Ideally, the right job challenges you in a good way. It is only through challenges that you grow both professionally and personally, and you want to make sure that your current gig has not stagnated your growth. If you are handling mundane, rote tasks with little to no opportunities for advancement, then you might want to think about searching for other opportunities. If, on the other hand, you see pockets where you can step up and show that you are capable of handling more, you may want to wait it out and see if you can be a right fit for the opportunity that may present itself to you in the future. It is a gamble that you will have to weigh, and hopefully, your supervisors/managers give you sufficient cues as to whether they think of you as being someone who is promotable. While you wait, make sure to hustle and stay focused to show those who you need to impress that you are accountable and can be trusted to take ownership of your current sphere of work.
2. Are you feeling supported?
Going along with cues from your supervisors/managers, there is nothing that is more important than the relationship you have with your bosses. If you find that they genuinely care for your professional development, and put in the time to mentor you, then by all means, stay. If, on the other hand, you find that they don’t appear to have any investment in you as a person, leave. In any ideal job situation, you need to be supported by those who manage you, or else the relationship will disintegrate into blame-shifting, backstabbing, and mistrust. Avoid toxic situations by leaving any workplace that has semblances of this, and land yourself in a situation where your colleagues are open, honest, and transparent.
3. Are you happy?
Are you doing what you love? Or are you just doing something to bide time? Do you even know what you love? Have you taken the time to discover your passions? If you don’t have any passions, and just generally are not a very passionate person, are you (at a minimum) doing what you like? Take the time to really self-reflect and think about what it is that makes you happy at the end of the day. What makes you happy might not be what society deems as “stable,” but try to care less about what others think and focus on finding a happy medium of blending your interests with your career prospects. If you are unable to find an opportunity that blends what makes you happy with making money, find a job that at least enables you to enjoy your pursuit of your hobbies to find that balance.

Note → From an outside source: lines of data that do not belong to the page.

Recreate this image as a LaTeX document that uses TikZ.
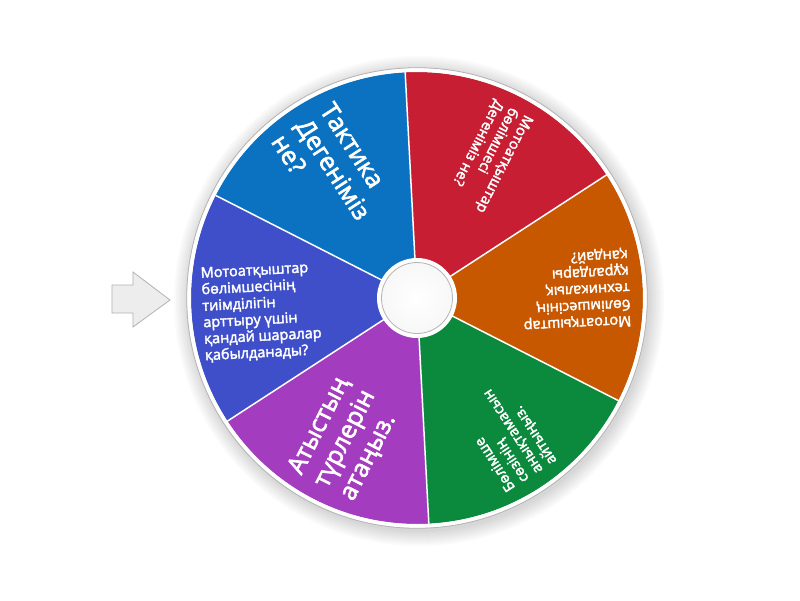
\documentclass[tikz,border=0pt]{standalone}
\usepackage{fontspec}
\setmainfont{Open Sans}
\newfontfamily\wheelfont{Open Sans}[FakeBold=2.5]
\usepackage{xcolor}
\usepackage{tikz}
\usetikzlibrary{calc}
\usetikzlibrary{positioning}
\definecolor{sliceblue}{HTML}{0B72C2}
\definecolor{slicered}{HTML}{C81E34}
\definecolor{sliceorange}{HTML}{C75800}
\definecolor{slicegreen}{HTML}{0B8A3D}
\definecolor{slicepurple}{HTML}{A43CBF}
\definecolor{sliceindigo}{HTML}{3F4FC9}
\definecolor{rimgray}{HTML}{B4B4B4}
\tikzset{>=latex}
\tikzstyle{slicetext} = [text=white, align=left, inner sep=0, anchor=west, font=\wheelfont\fontsize{14.5}{16.5}\selectfont]
\tikzstyle{bigtext} = [text=white, align=left, inner sep=0, anchor=west, font=\wheelfont\fontsize{25}{29}\selectfont]
\tikzstyle{divider} = [draw=white, line width=1.5]

\begin{document}
\begin{tikzpicture}[x=1pt, y=1pt]
\useasboundingbox (-417,-302) rectangle (383,298);
\fill [white] (-417,-302) rectangle (383,298);
% shadow round the wheel
\foreach \r in {231,233,...,245}
  \fill [black, opacity=0.018] (2,-3) circle (\r);
\coordinate (hub) at (0,0);
% slices
\fill [sliceblue]   (hub) -- (93:226) arc [start angle=93, end angle=153, radius=226] -- cycle;
\fill [slicered]    (hub) -- (33:226) arc [start angle=33, end angle=93, radius=226] -- cycle;
\fill [sliceorange] (hub) -- (-27:226) arc [start angle=-27, end angle=33, radius=226] -- cycle;
\fill [slicegreen]  (hub) -- (-87:226) arc [start angle=-87, end angle=-27, radius=226] -- cycle;
\fill [slicepurple] (hub) -- (-147:226) arc [start angle=-147, end angle=-87, radius=226] -- cycle;
\fill [sliceindigo] (hub) -- (153:226) arc [start angle=153, end angle=213, radius=226] -- cycle;
\foreach \a in {93,33,-27,-87,-147,153}
  \draw [divider] (hub) -- (\a:226);
% rim
\draw [white, line width=4] (hub) circle (228);
\draw [rimgray, line width=0.8] (hub) circle (230.3);
% texts
\node [bigtext, rotate=-57] (blueq) at (123:211) {Тактика\\Дегеніміз\\не?};
\node [slicetext, rotate=-117] (redq) at (63:213) {Мотоатқыштар\\бөлімшесі\\Дегеніміз не?};
\node [slicetext, rotate=-177] (orangeq) at (3:213) {Мотоатқыштар\\бөлімшесінің\\техникалық\\құралдары\\қандай?};
\node [slicetext, rotate=123] (greenq) at (-57:213) {Бөлімше\\сөзінің\\анықтамасын\\айтыңыз.};
\node [bigtext, rotate=63] (purpleq) at (-117:211) {Атыстың\\түрлерін\\атаңыз.};
\node [slicetext, rotate=3] (indigoq) at (184.6:215) {Мотоатқыштар\\бөлімшесінің\\тиімділігін\\арттыру үшін\\қандай шаралар\\қабылданады?};
% hub
\fill [white] (hub) circle (40);
\shade [inner color=white, outer color=gray!6] (hub) circle (35.5);
\draw [rimgray, line width=0.8] (hub) circle (35.5);
% pointer
\draw [fill=gray!14, draw=gray!60, line width=0.8]
  (-305,13) -- (-284,13) -- (-284,26) -- (-247,-2) -- (-284,-29) -- (-284,-15) -- (-305,-15) -- cycle;
\end{tikzpicture}
\end{document}
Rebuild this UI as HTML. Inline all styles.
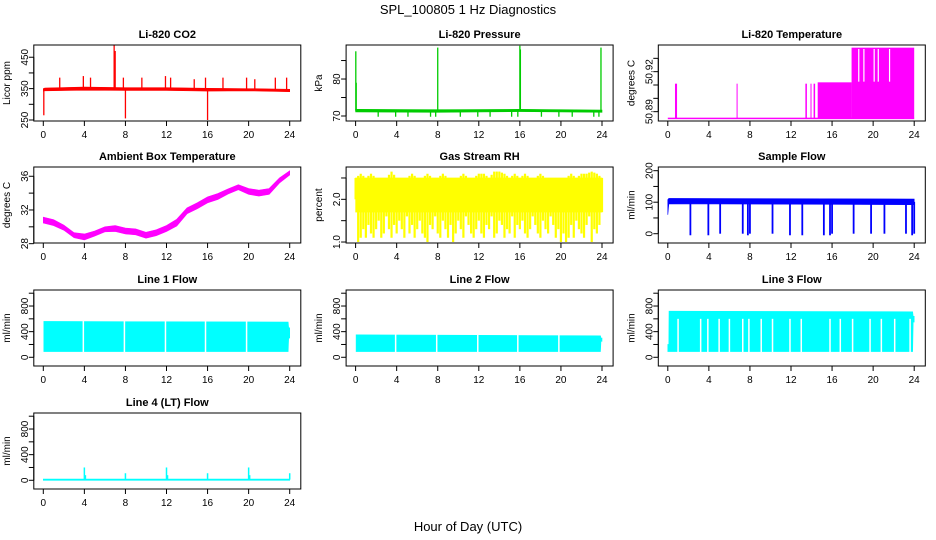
<!DOCTYPE html>
<html><head><meta charset="utf-8"><style>
html,body{margin:0;padding:0;background:#fff;}
svg{display:block;font-family:"Liberation Sans",sans-serif;}
</style></head><body>
<svg id="c" width="936" height="540" viewBox="0 0 936 540" xmlns="http://www.w3.org/2000/svg">
<text x="468" y="14" text-anchor="middle" font-size="13">SPL_100805  1 Hz Diagnostics</text>
<text x="468" y="531" text-anchor="middle" font-size="13">Hour of Day (UTC)</text>
</svg>
<script>
// ---- data arrays ----
const xTicks=[0,4,8,12,16,20,24];
// CO2
const co2T=[0,0.15,4,8,12,16,20,24];
const co2Lo=[342,343,345,344,344,342,343,340];
const co2Hi=[350,352,355,353,353,351,350,348];
const co2SpikeT=[0.05,1.6,3.9,4.6,6.9,7.0,7.8,8.0,9.6,11.9,12.4,14.7,15.8,16.0,17.5,19.8,20.6,22.6,23.7];
const co2SpikeV=[265,385,390,385,490,470,385,255,385,390,385,380,385,250,385,385,380,385,385];
// Pressure
const presT=[0,0.1,8,16,24];
const presLo=[71.1,71.1,71.0,71.2,71.0];
const presHi=[71.8,71.8,71.7,71.8,71.6];
const presSpikeT=[0.02,0.06,8.0,16.0,16.05,23.9,2.2,3.9,5.1,7.3,7.8,10.2,11.9,13.1,15.2,15.8,18.1,19.8,21.1,23.2,23.7];
const presSpikeV=[87.5,79,88.5,89,88,88.5,69.8,69.8,69.8,69.8,69.8,69.8,69.8,69.8,69.8,69.8,69.8,69.8,69.8,69.8,69.8];
// Li-820 temperature (segments)
const tempSegStart=[0,0.7,6.7,13.4,13.9,14.2,14.6,17.9];
const tempSegEnd=[24,0.9,6.73,13.55,13.95,14.35,17.9,24];
const tempSegLo=[50.885,50.885,50.885,50.885,50.885,50.885,50.885,50.885];
const tempSegHi=[50.8855,50.911,50.911,50.911,50.911,50.911,50.912,50.938];
const tempGapT=[18.6,19.1,20.1,20.5,21.6];
// Ambient box temperature
const ambMid=[30.8,30.5,29.9,29.0,28.8,29.2,29.7,29.8,29.5,29.4,29.0,29.3,29.8,30.5,31.9,32.5,33.2,33.6,34.2,34.7,34.2,34.0,34.2,35.5,36.4];
const ambHalf=[0.35,0.35,0.3,0.3,0.35,0.3,0.3,0.35,0.35,0.35,0.35,0.35,0.35,0.4,0.35,0.35,0.35,0.35,0.3,0.3,0.35,0.35,0.35,0.3,0.25];
// Gas stream RH
const rhLo=[2.0,1.0,1.1,1.3,1.1,1.4,1.2,1.1,1.3,1.5,1.1,1.2,1.6,1.3,1.1,1.4,1.2,1.5,1.3,1.1,1.6,1.2,1.4,1.1,1.3,1.5,1.2,1.1,1.0,1.4,1.3,1.6,1.2,1.1,1.5,1.3,1.1,1.4,1.0,1.2,1.5,1.3,1.1,1.6,1.4,1.2,1.1,1.3,1.5,1.2,1.1,1.4,1.3,1.6,1.1,1.2,1.5,1.4,1.1,1.3,1.2,1.6,1.1,1.4,1.3,1.5,1.2,1.1,1.3,1.6,1.4,1.2,1.1,1.5,1.3,1.2,1.6,1.4,1.1,1.3,1.0,1.2,1.0,1.1,1.4,1.1,1.5,1.3,1.2,1.1,1.4,1.6,1.0,1.3,1.2,1.4,1.7];
const rhHi=[2.5,2.6,2.5,2.6,2.5,2.5,2.5,2.65,2.5,2.5,2.5,2.6,2.5,2.5,2.6,2.5,2.5,2.6,2.5,2.5,2.5,2.6,2.5,2.5,2.6,2.6,2.5,2.65,2.65,2.6,2.5,2.6,2.5,2.6,2.5,2.5,2.6,2.5,2.5,2.5,2.5,2.5,2.6,2.5,2.6,2.6,2.65,2.6,2.5];
// Sample flow
const sfT=[0,0.1,24];
const sfLo=[60,95,92];
const sfHi=[108,112,110];
const sfSpikeT=[2.2,3.95,5.1,7.3,7.8,8.0,10.2,11.9,13.1,15.2,15.8,16.0,18.1,19.8,21.1,23.2,23.8,24.0];
const sfSpikeV=[-5,-5,0,0,-5,0,0,-5,-5,-5,-5,0,0,0,0,0,-5,0];
// Line flows (band + gaps)
const l1T=[0.05,23.85,23.9,24.0];
const l1Lo=[90,90,300,300];
const l1Hi=[560,550,460,460];
const l1GapT=[3.9,7.9,11.9,15.8,19.8];
const l2T=[0.05,23.85,23.9,24.0];
const l2Lo=[90,90,250,250];
const l2Hi=[350,335,300,300];
const l2GapT=[3.9,7.9,11.9,15.8,19.8];
const l3T=[0.0,0.1,0.12,23.85,23.9,24.0];
const l3Lo=[90,90,90,90,550,550];
const l3Hi=[200,200,720,710,640,640];
const l3GapT=[1.0,3.2,3.9,5.0,6.0,7.3,7.9,9.1,10.2,11.9,13.0,15.8,16.8,18.0,19.7,20.8,22.1,23.6];
const l4Base=[10,10];
const l4SpikeT=[4.0,4.1,8.0,12.0,12.1,16.0,20.0,20.1,24.0];
const l4SpikeV=[200,80,110,200,80,110,200,80,110];

// ---- layout ----
const svg=document.getElementById('c');
const NS='http://www.w3.org/2000/svg';
const colX0=[43.3,355.6,667.8];
const rowTop=[45,167,290,413];
const BH=76;
function el(tag,attrs,parent){const e=document.createElementNS(NS,tag);for(const k in attrs)e.setAttribute(k,attrs[k]);(parent||svg).appendChild(e);return e;}

function makePanel(col,row,title,ylab,ylim,yticks,ylabels,key){
  const x0=colX0[col], left=x0-9.5, top=rowTop[row];
  const g=el('g',{});
  
  
  const sx=t=>x0+t*(246.4/24);
  const sy=v=>top+BH-(v-ylim[0])/(ylim[1]-ylim[0])*BH;
  const plot=el('g',{},g);
  
  
  const frame=el('rect',{x:left,y:top,width:267,height:BH,fill:'none',stroke:'#000','stroke-width':1},g);
  
  
  const tt=el('text',{x:left+133.5,y:top-7,'text-anchor':'middle','font-size':11,'font-weight':'bold'},g);
  tt.textContent=title;
  
  
  const xa=el('g',{},g);
  
  
  el('line',{x1:sx(0),x2:sx(24),y1:top+BH,y2:top+BH,stroke:'#000'},xa);
  xTicks.forEach(t=>{
    el('line',{x1:sx(t),x2:sx(t),y1:top+BH,y2:top+BH+5,stroke:'#000'},xa);
    const tx=el('text',{x:sx(t),y:top+BH+17,'text-anchor':'middle','font-size':10},xa);
    tx.textContent=t;
    
    
  });
  const ya=el('g',{},g);
  
  
  el('line',{x1:left,x2:left,y1:sy(yticks[0]),y2:sy(yticks[yticks.length-1]),stroke:'#000'},ya);
  yticks.forEach(v=>el('line',{x1:left-5,x2:left,y1:sy(v),y2:sy(v),stroke:'#000'},ya));
  ylabels.forEach(v=>{
    const yy=sy(v);
    const tx=el('text',{x:left-6,y:yy,'text-anchor':'middle','font-size':10,transform:`rotate(-90 ${left-6} ${yy})`},ya);
    tx.textContent=v;
    
    
  });
  const yl=el('text',{x:left-24,y:top+BH/2,'text-anchor':'middle','font-size':10,transform:`rotate(-90 ${left-24} ${top+BH/2})`},g);
  yl.textContent=ylab;
  
  
  return {sx,sy,plot};
}
function band(p,T,Lo,Hi,color){
  let d='M'+T.map((t,i)=>p.sx(t)+','+p.sy(Hi[i])).join('L');
  for(let i=T.length-1;i>=0;i--)d+='L'+p.sx(T[i])+','+p.sy(Lo[i]);
  const e=el('path',{d:d+'Z',fill:color,stroke:color,'stroke-width':0.6},p.plot);
  
  
}
function interp(T,V,t){if(t<=T[0])return V[0];for(let i=1;i<T.length;i++)if(t<=T[i])return V[i-1]+(V[i]-V[i-1])*(t-T[i-1])/(T[i]-T[i-1]);return V[V.length-1];}
function spikes(p,ST,SV,baseT,baseLo,baseHi,color,w){
  ST.forEach((t,i)=>{
    const b=(interp(baseT,baseLo,t)+interp(baseT,baseHi,t))/2;
    const e=el('line',{x1:p.sx(t),x2:p.sx(t),y1:p.sy(b),y2:p.sy(SV[i]),stroke:color,'stroke-width':w||1.5},p.plot);
    
    
  });
}
function gaps(p,G,lo,hi,w){
  G.forEach(t=>{
    const e=el('line',{x1:p.sx(t),x2:p.sx(t),y1:p.sy(lo),y2:p.sy(hi),stroke:'#fff','stroke-width':w||1.5},p.plot);
    
    
  });
}
const flowTicks=[0,200,400,600,800,1000], flowLabels=[0,400,800], flowLim=[-136,1050];

let p=makePanel(0,0,'Li-820 CO2','Licor ppm',[246.8,489],[250,300,350,400,450],[250,350,450],'co2');
band(p,co2T,co2Lo,co2Hi,'#ff0000');
spikes(p,co2SpikeT,co2SpikeV,co2T,co2Lo,co2Hi,'#ff0000',1.3);
p=makePanel(1,0,'Li-820 Pressure','kPa',[68.65,89.2],[70,75,80,85],[70,80],'pressure');
band(p,presT,presLo,presHi,'#00cc00');
spikes(p,presSpikeT,presSpikeV,presT,presLo,presHi,'#00cc00',1.3);
p=makePanel(2,0,'Li-820 Temperature','degrees C',[50.883,50.940],[50.89,50.9,50.91,50.92,50.93],[50.89,50.92],'li820-temp');
tempSegStart.forEach((s,i)=>{
  const e=el('rect',{x:p.sx(s),y:p.sy(tempSegHi[i]),width:Math.max(1,p.sx(tempSegEnd[i])-p.sx(s)),height:Math.max(1.5,p.sy(tempSegLo[i])-p.sy(tempSegHi[i])),fill:'#ff00ff'},p.plot);
  
  
});
gaps(p,tempGapT,50.9125,50.937,1.2);
p=makePanel(0,1,'Ambient Box Temperature','degrees C',[28.08,37.1],[28,30,32,34,36],[28,32,36],'ambient-temp');
{const T=ambMid.map((_,i)=>i*24/(ambMid.length-1));band(p,T,ambMid.map((m,i)=>m-ambHalf[i]),ambMid.map((m,i)=>m+ambHalf[i]),'#ff00ff');}
p=makePanel(1,1,'Gas Stream RH','percent',[0.977,2.757],[1.0,1.5,2.0,2.5],['1.0','2.0'],'rh');
rhLo.forEach((lo,i)=>{
  const t=i*24/(rhLo.length-1);
  const hi=interp(rhHi.map((_,j)=>j*24/(rhHi.length-1)),rhHi,t);
  const e=el('line',{x1:p.sx(t),x2:p.sx(t),y1:p.sy(lo),y2:p.sy(hi),stroke:'#ffff00','stroke-width':2.2},p.plot);
  
  
});
{const T=rhHi.map((_,j)=>j*24/(rhHi.length-1));band(p,T,rhHi.map(()=>1.7),rhHi.map(v=>Math.min(v,2.5)),'#ffff00');}
p=makePanel(2,1,'Sample Flow','ml/min',[-29.5,211.7],[0,50,100,150,200],[0,100,200],'sample-flow');
band(p,sfT,sfLo,sfHi,'#0000ff');
spikes(p,sfSpikeT,sfSpikeV,sfT,sfLo,sfHi,'#0000ff',1.8);
p=makePanel(0,2,'Line 1 Flow','ml/min',flowLim,flowTicks,flowLabels,'line1-flow');
band(p,l1T,l1Lo,l1Hi,'#00ffff');gaps(p,l1GapT,80,600,1.5);
p=makePanel(1,2,'Line 2 Flow','ml/min',flowLim,flowTicks,flowLabels,'line2-flow');
band(p,l2T,l2Lo,l2Hi,'#00ffff');gaps(p,l2GapT,80,380,1.5);
p=makePanel(2,2,'Line 3 Flow','ml/min',flowLim,flowTicks,flowLabels,'line3-flow');
band(p,l3T,l3Lo,l3Hi,'#00ffff');gaps(p,l3GapT,80,600,1.5);
p=makePanel(0,3,'Line 4 (LT) Flow','ml/min',flowLim,flowTicks,flowLabels,'line4-flow');
band(p,[0,24],l4Base.map(v=>v-10),l4Base.map(v=>v+10),'#00ffff');
spikes(p,l4SpikeT,l4SpikeV,[0,24],l4Base,l4Base,'#00ffff',1.5);
</script>
</body></html>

4. Do the pros outweigh the cons?
Have you sat down and thought about the pros and cons about staying with your current job and leaving? Having you listed them out? Is one side clearly outweighing the other? Once you take the time to bring clarity to you thoughts and write them down on paper, it should be evident which way to go. If they are evenly split (i.e., 5 cons and 5 pros), don’t make any sudden moves until you revisit this pros and cons list in about a month or so. Revisit this list regularly, perhaps every month, until it is crystal clear to you on what direction your life should go.